In a perfect world, the repositories for the data would also offer compute services very close to the data, to make working with it easier. In some scenarios, it may actually be cheaper for institutions to allow researchers to run their extraction/reduction functions close to the data, than to pay the bandwidth costs to push copies of the data to researchers over the Internet. There’s room for innovation here. But then we’re back to “who pays.”
Conclusion: Next Steps
At this point, people from various CDNs and cloud platforms will be lining up to fill my inbox with helpful outrage. There’s nothing new under the sun when it comes to content distribution strategies, high availability storage solutions, cloud computing.
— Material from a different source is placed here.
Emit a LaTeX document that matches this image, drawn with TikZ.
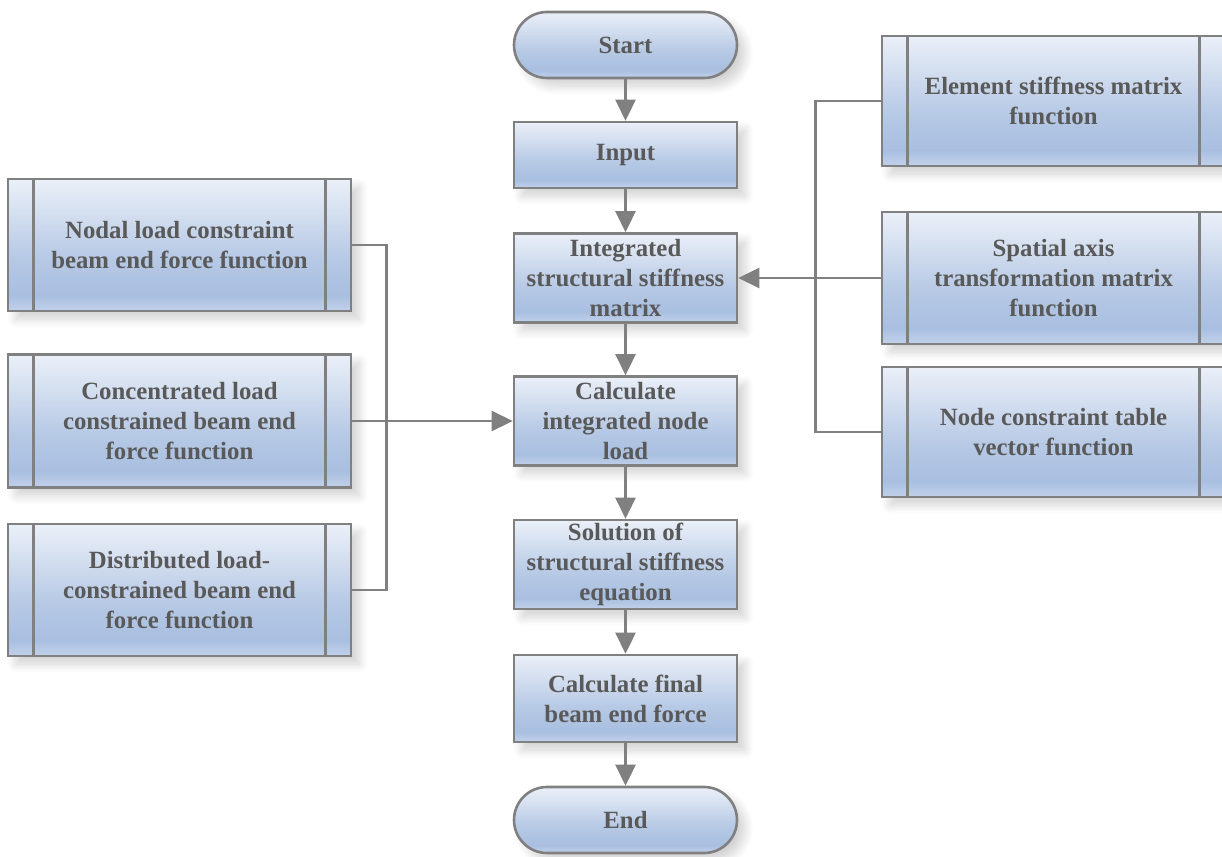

Everything on the wish list here could be accomplished by buying into one centralized platform or another, and they’d probably be glad to sponsor the effort.
It’s true, commercial CDN and cloud platform offerings are almost certain to be among the availability solutions that we draw on at some point to preserve these datasets. But at the end of the day, I think it would be unwise (and expensive, and not in the Internet spirit) to put any single one of them at the heart of the Internet History challenge from the start. (And yes, we keep circling back to Who Pays For It, don’t we?)
So there you have it. I’d like to invite the community to step up and tell me about your ideas for decentralized/federated alternative approaches to curation and high availability of large scientific datasets. I’d really like to find a distributed, self-hosted solution that doesn’t make any single person or institution the Single Point of Failure for preserving the critical datasets that make up the Internet’s history.